The House of Bishops has issued a statement in indicating that the majority of bishops "strongly support" the move to admit women to the episcopate. At the same time the bishops are strongly committed to preserving an "honoured place" within the Church for those who cannot accept this development. Although there are some who feel that present proposals will not be able to deliver a satisfactory result for those on both sides of this issue, the majority of the bishops are committed to "keeping faith" with the present process.
The July Synod will be a demanding time. Pray for our members, Archdeacon Jonathan Boardman, the Revd Canon Debbie Flach, (Lay) Canon Ann Turner and Mr Roger Fry, as well as for our Bishop Geoffrey.
The House of Bishops Statement issued today 18 May is below. Follow the read more link.
At its meeting in York on 17-18 May, the House of Bishops discussed the Revision Committee’s report on the draft legislation to enable women to become bishops.
The House noted that the forthcoming meeting of the General Synod in July would be a key moment in the legislative process when all 470 members of Synod would have the opportunity to debate the report and proceed to a clause by clause consideration of the draft Measure and Amending Canon.
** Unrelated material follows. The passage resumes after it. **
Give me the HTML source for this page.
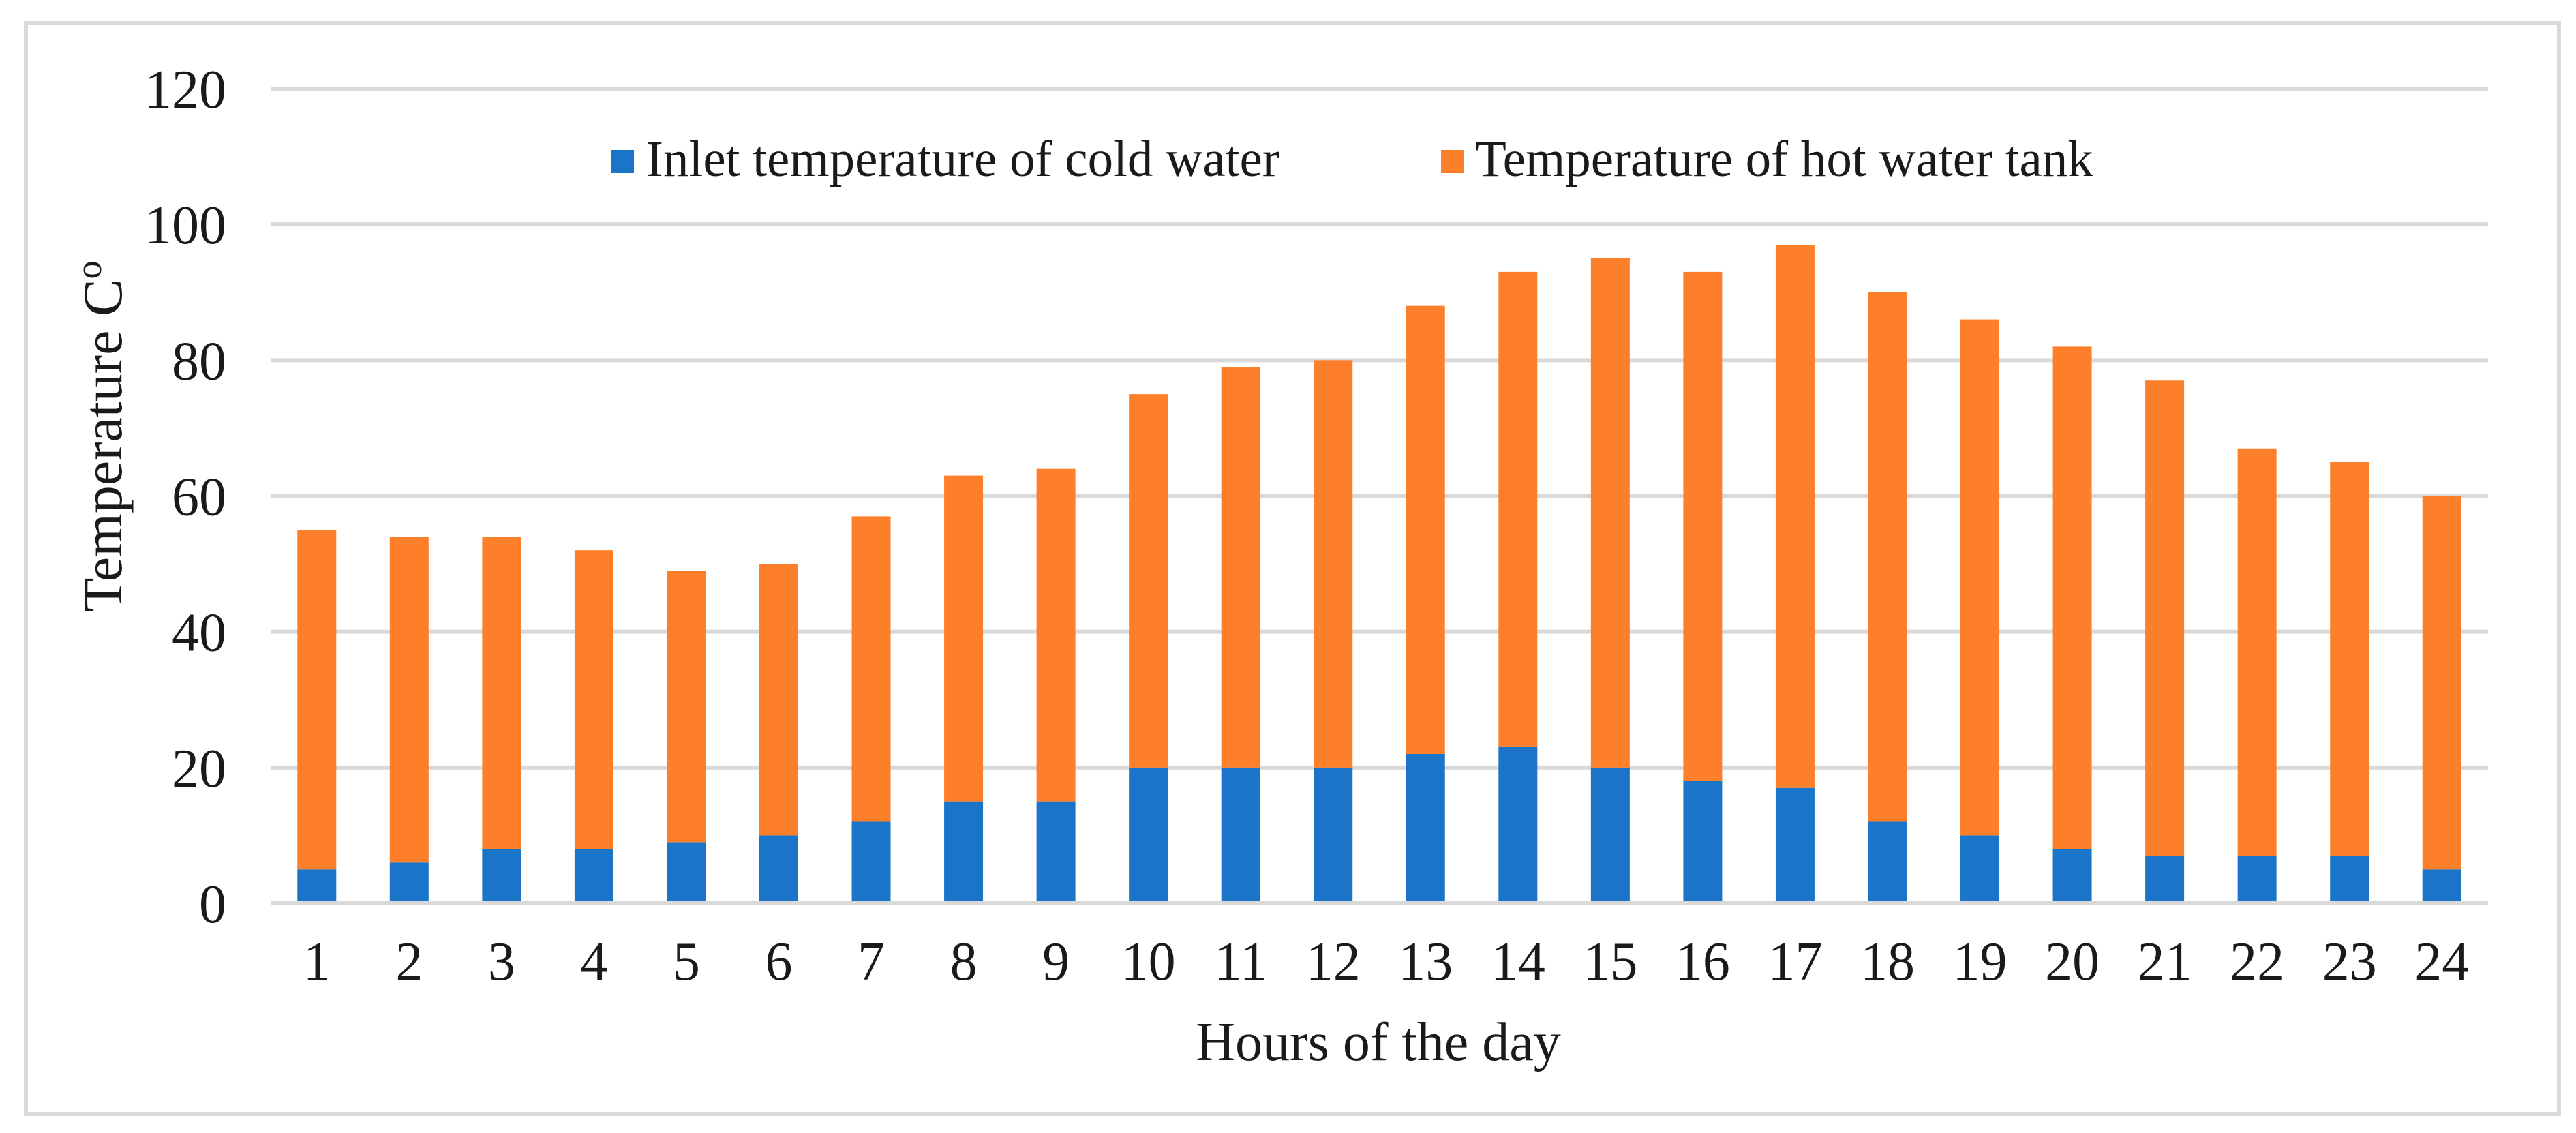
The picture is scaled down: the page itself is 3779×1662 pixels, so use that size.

The House believed that the Synod would be helped in its task by the clarity and thoroughness of the Committee’s analysis.
As previous debates have shown, a majority of the members of the House strongly support the admission of women to the episcopate. At the same time there remains a strong commitment on the part of the House to preserve an honoured place within the Church of England for those unable to receive this development. There continues to be a variety of views within the House over the best way of achieving that, while enabling women fully to exercise their new ministry.
The July Synod has the potential to be one of the most demanding meetings of the Synod for many years. It will, in the view of the House, be an occasion when all concerned will need to listen with particular care to those with views that differ from their own and to acknowledge the passion and sincerity with which those views are held.
The House is aware that there are those who believe that the present legislative process does not have the potential to lead to a satisfactory conclusion and that a better outcome is more likely to be achieved in some years’ time. Most members of the House consider, however, that it is crucial to keep faith with the present process. They see no grounds for believing that the issues with which the Church is grappling will become significantly easier to resolve with the passage of time.
The July debates will provide the chance for the full Synod to decide whether it wishes to make significant changes to the draft legislation, including whether to retain an approach based on a statutory code of practice or to support amendments giving effect to some other approach. What happens thereafter will depend on what Synod decides. On any basis it will be at least another two years before the mind of the Church of England can be determined at the final approval stage.
The House accepted the recommendation of the Revision Committee that, if the proposal for a statutory code of practice is retained in July, work to develop a fresh draft of the code should start soon thereafter. The House will, in those circumstances, establish a group, constituted consistently with the Committee’s recommendation.